Sunday, December 03, 2006

Why settle for an imitation?

Oct.16 2006

Why settle for duplicate?

AGAINST increasing talk about plans for a US-endorsed "coup" in Baghdad in order to replace Iraqi Prime Minister Nouri Al Maliki with a Saddam Hussein-style "strongman" to handle the worsening crisis in Iraq, US President George W Bush has reassured Maliki that he would not set a timetable for withdrawal of troops and would continue to support him. That assurance sound rather hollow when seen against the reality that the US could not count on Maliki to control the situation and Bush would have to consider various options in order to check the crisis from growing worse.
Suggestions are rife among experts in American strategies and policies that the Bush administration is looking for a "strongman" in Iraq who should be as ruthless as any other dictator to apply an "iron-fist" approach to put an end to the raging insurgency in the country.
It might not be difficult to find such a man.
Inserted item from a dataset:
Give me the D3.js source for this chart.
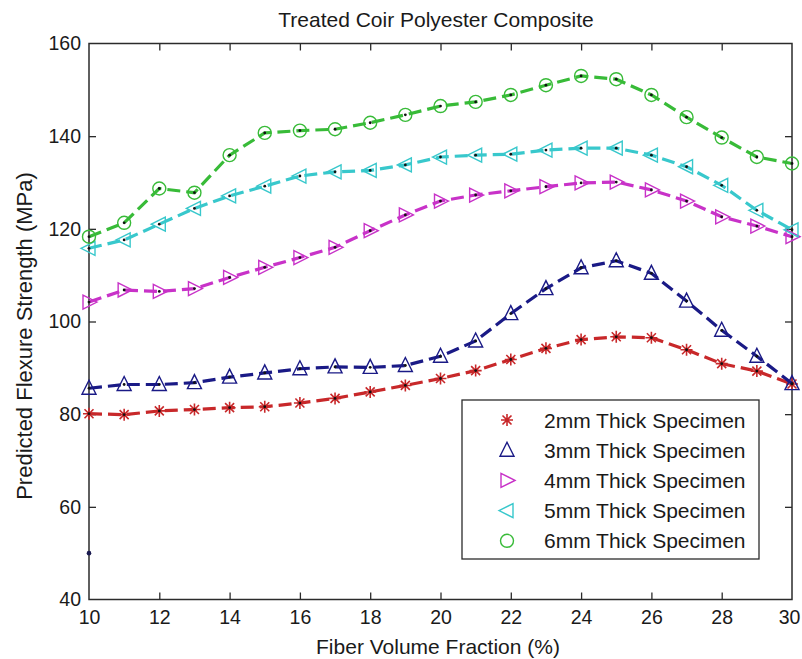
<!DOCTYPE html>
<html>
<head>
<meta charset="utf-8">
<script src="https://cdn.jsdelivr.net/npm/d3@7"></script>
<style>
  html, body { margin: 0; padding: 0; background: #fff; }
  svg { display: block; }
  text { font-family: "Liberation Sans", Arial, Helvetica, sans-serif; fill: #1a1a1a; }
</style>
</head>
<body>
<svg id="chart" width="802" height="659"></svg>
<script>
// Fiber volume fraction (%) at which each specimen was evaluated
const fiberFraction = [10, 11, 12, 13, 14, 15, 16, 17, 18, 19, 20, 21, 22, 23, 24, 25, 26, 27, 28, 29, 30];

// Predicted flexural strength (MPa) by specimen thickness
const strength2mm = [80.1, 79.9, 80.7, 81.0, 81.4, 81.6, 82.4, 83.4, 84.8, 86.2, 87.7, 89.4, 91.8, 94.2, 96.1, 96.7, 96.5, 93.9, 90.9, 89.3, 86.5];
const strength3mm = [85.6, 86.4, 86.4, 86.8, 88.0, 88.9, 89.8, 90.2, 90.1, 90.5, 92.5, 95.8, 101.7, 107.1, 111.6, 113.1, 110.4, 104.4, 98.1, 92.5, 86.6];
const strength4mm = [104.2, 106.8, 106.5, 107.1, 109.5, 111.7, 113.8, 116.0, 119.6, 123.0, 126.0, 127.3, 128.2, 129.1, 129.9, 130.1, 128.4, 126.0, 122.6, 120.6, 118.3];
const strength5mm = [115.8, 117.6, 121.0, 124.4, 127.1, 129.2, 131.4, 132.3, 132.6, 133.8, 135.5, 135.9, 136.1, 137.0, 137.4, 137.4, 135.9, 133.4, 129.4, 124.0, 119.8];
const strength6mm = [118.3, 121.3, 128.7, 127.8, 135.9, 140.7, 141.2, 141.5, 142.9, 144.6, 146.5, 147.4, 148.9, 151.0, 153.0, 152.3, 148.9, 144.1, 139.7, 135.5, 134.1];

// Lone reference point plotted at the left edge
const loosePointX = [10];
const loosePointY = [50];

const seriesNames = ["2mm Thick Specimen", "3mm Thick Specimen", "4mm Thick Specimen", "5mm Thick Specimen", "6mm Thick Specimen"];
const seriesValues = [strength2mm, strength3mm, strength4mm, strength5mm, strength6mm];
const seriesColors = ["#c8282a", "#1a1a86", "#c832c8", "#38c8cc", "#38bb38"];
const seriesMarkers = ["star", "triUp", "triRight", "triLeft", "circle"];

const xTicks = [10, 12, 14, 16, 18, 20, 22, 24, 26, 28, 30];
const yTicks = [40, 60, 80, 100, 120, 140, 160];

const titleText = "Treated Coir Polyester Composite";
const xTitle = "Fiber Volume Fraction (%)";
const yTitle = "Predicted Flexure Strength (MPa)";

const svg = d3.select("#chart");
const plot = { left: 89, right: 792, top: 43.5, bottom: 599.5 };

const x = d3.scaleLinear().domain([10, 30]).range([plot.left, plot.right]);
const y = d3.scaleLinear().domain([40, 160]).range([plot.bottom, plot.top]);

const axisColor = "#2b2b2b";

// Box around the plotting area
svg.append("rect")
  .attr("x", plot.left).attr("y", plot.top)
  .attr("width", plot.right - plot.left).attr("height", plot.bottom - plot.top)
  .attr("fill", "none").attr("stroke", axisColor).attr("stroke-width", 1.5);

// Inward ticks on all four sides, labels on bottom and left only
const tickLen = 7;
const styleAxis = g => {
  g.select(".domain").remove();
  g.selectAll(".tick line").attr("stroke", axisColor).attr("stroke-width", 1.3);
  g.selectAll(".tick text").style("font-size", "19.5px").attr("fill", "#1a1a1a");
};

svg.append("g").attr("transform", `translate(0,${plot.bottom})`)
  .call(d3.axisBottom(x).tickValues(xTicks).tickFormat(d3.format("d")).tickSizeInner(-tickLen).tickSizeOuter(0).tickPadding(11))
  .call(styleAxis)
  // keep the last label inside the figure edge
  .call(g => g.selectAll(".tick text").filter(d => d === 30).attr("dx", -3));
svg.append("g").attr("transform", `translate(0,${plot.top})`)
  .call(d3.axisTop(x).tickValues(xTicks).tickFormat("").tickSizeInner(-tickLen).tickSizeOuter(0))
  .call(styleAxis);
svg.append("g").attr("transform", `translate(${plot.left},0)`)
  .call(d3.axisLeft(y).tickValues(yTicks).tickFormat(d3.format("d")).tickSizeInner(-tickLen).tickSizeOuter(0).tickPadding(8))
  .call(styleAxis);
svg.append("g").attr("transform", `translate(${plot.right},0)`)
  .call(d3.axisRight(y).tickValues(yTicks).tickFormat("").tickSizeInner(-tickLen).tickSizeOuter(0))
  .call(styleAxis);

// Hide ticks that sit on the box corners
svg.selectAll(".tick").filter(d => d === 10 || d === 30 || d === 40 || d === 160).select("line").remove();

// Titles
svg.append("text").attr("x", 436).attr("y", 27).attr("text-anchor", "middle")
  .style("font-size", "21px").text(titleText);
svg.append("text").attr("x", 438).attr("y", 654).attr("text-anchor", "middle")
  .style("font-size", "21px").text(xTitle);
svg.append("text").attr("transform", "translate(32,336) rotate(-90)").attr("text-anchor", "middle")
  .style("font-size", "22px").text(yTitle);

// Marker shapes (unfilled, MATLAB-style)
function drawMarker(g, kind, cx, cy, color) {
  const s = 7;
  if (kind === "circle") {
    g.append("circle").attr("cx", cx).attr("cy", cy).attr("r", 6.5)
      .attr("fill", "none").attr("stroke", color).attr("stroke-width", 1.4);
  } else if (kind === "star") {
    const a = 6, b = 4.5;
    const p = `M${cx - a},${cy}L${cx + a},${cy}M${cx},${cy - a}L${cx},${cy + a}` +
      `M${cx - b},${cy - b}L${cx + b},${cy + b}M${cx - b},${cy + b}L${cx + b},${cy - b}`;
    g.append("path").attr("d", p).attr("fill", "none").attr("stroke", color).attr("stroke-width", 1.6);
  } else {
    let pts;
    if (kind === "triUp") pts = [[cx, cy - s - 1], [cx - s, cy + s - 1], [cx + s, cy + s - 1]];
    if (kind === "triRight") pts = [[cx + s + 1, cy], [cx - s + 1, cy - s], [cx - s + 1, cy + s]];
    if (kind === "triLeft") pts = [[cx - s - 1, cy], [cx + s - 1, cy - s], [cx + s - 1, cy + s]];
    g.append("path").attr("d", "M" + pts.map(p => p.join(",")).join("L") + "Z")
      .attr("fill", "none").attr("stroke", color).attr("stroke-width", 1.4);
  }
}

const line = d3.line().x((d, i) => x(fiberFraction[i])).y(d => y(d));

const seriesLayer = svg.append("g");
seriesValues.forEach((vals, si) => {
  const g = seriesLayer.append("g");
  g.append("path").datum(vals).attr("d", line)
    .attr("fill", "none").attr("stroke", seriesColors[si])
    .attr("stroke-width", 3.2).attr("stroke-dasharray", "13,6");
  vals.forEach((v, i) => {
    drawMarker(g, seriesMarkers[si], x(fiberFraction[i]), y(v), seriesColors[si]);
    g.append("circle").attr("cx", x(fiberFraction[i])).attr("cy", y(v)).attr("r", 1.4).attr("fill", "#111");
  });
});

// Single point at the left edge
svg.append("g").selectAll("circle").data(loosePointY).join("circle")
  .attr("cx", (d, i) => x(loosePointX[i])).attr("cy", d => y(d)).attr("r", 2.3).attr("fill", "#1a1a50");

// Legend
const legend = svg.append("g");
legend.append("rect").attr("x", 462).attr("y", 400).attr("width", 297).attr("height", 159)
  .attr("fill", "#fff").attr("stroke", axisColor).attr("stroke-width", 1.3);
seriesNames.forEach((name, i) => {
  const cy = 420 + i * 30.2;
  drawMarker(legend, seriesMarkers[i], 507, cy, seriesColors[i]);
  legend.append("text").attr("x", 544).attr("y", cy + 7.5).style("font-size", "21px").text(name);
});
</script>
</body>
</html>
However, Washington should be finding it bitter to swallow the reality that it has no choice but to abandon its goal of bringing "democracy" to Iraq and return the country to square one — an autocracy similar to the Saddam Hussein regime. It also means calling off all talk about a "new Middle East," and admitting that the Bush administration's policies have failed wholesale and retail in Iraq.
Washington might not have a choice except to admit failure in Iraq, critics say, because the reality has dawned that the US military would never be able to claim victory against the insurgents. Not only that, it has also become clear that the US would only get deeper into the Iraqi imbroglio as every day passes by without effectively putting an end to the sectarian killings that average 100 a day.
The insurgency in Iraq is destined to get worse. A recent National Intelligence Estimate states: "The Iraq conflict has become the 'cause célèbre' for jihadists, breeding a deep resentment of US involvement in the Muslim world, and cultivating supporters for the global jihadist movement."
The catch is how to bring about a "transition" at the helm of power in Baghdad given that there are elected representatives of the people in power in Iraq who into being under the initiative of the very same US administration which is now said to be seeking a way to have an autocrat to take the reins.
Different Iraqi groups have tasted power for the first time in their existence and they would fight tooth and nail against any move to deprive them of their newfound authority and clout. First and foremost among those to resist the idea would be the Shiites, who, by virtue of their majority in the population, are today in charge of key affairs of the state.
That is where the rumours of an impending "coup" in Baghdad come into play. Critics accuse the Bush administration of spreading the rumours ahead of actually stage-managing a coup and imposing on the Iraqis a dictator more brutal and ruthless than Saddam Hussein himself.
That the talk about the purported plan is growing and spreading among American strategists, analysts, observers, military experts and media indicates that someone, somewhere in a position that matters should have considered it and discussed it.
The proposal, according to those who propogate it, involves replacing the current government of Prime Minister Nouri Al Maliki with a five-member panel includinge top Iraqi military officers and headed by an Iraqi who could be relied upon to reinstate a Saddam-style regime in all but name. The proposed five-man "ruling commission" will suspend parliament, declare martial law, and call back some officers of the old Iraqi army" and follow a "shoot-first" policy throughout the country.
Indeed, there are many if and buts that make the proposal preposterous and unconvincing. Perhaps it could even be a trial balloon being floated to test the waters and there might be no substance wahtsover to it.
At the same time, the general assumption is that the US is desparate to find a way out of the Iraq crisis and therefore it is ready consider any idea, however wild and impossible it might sound.
If indeed that is the level of bankruptcy of ideas prevalent in the corridors of power in Washington over how to deal with Iraq, then the total collapse and disintegration of Iraq as a state is not far into the future.
And, if indeed the US is inclined to restore a Saddam-style regime in Baghdad as a way out of the crisis, Washington does not have to look for an imitation — the original is very much available and that too in US custody awaiting his fate.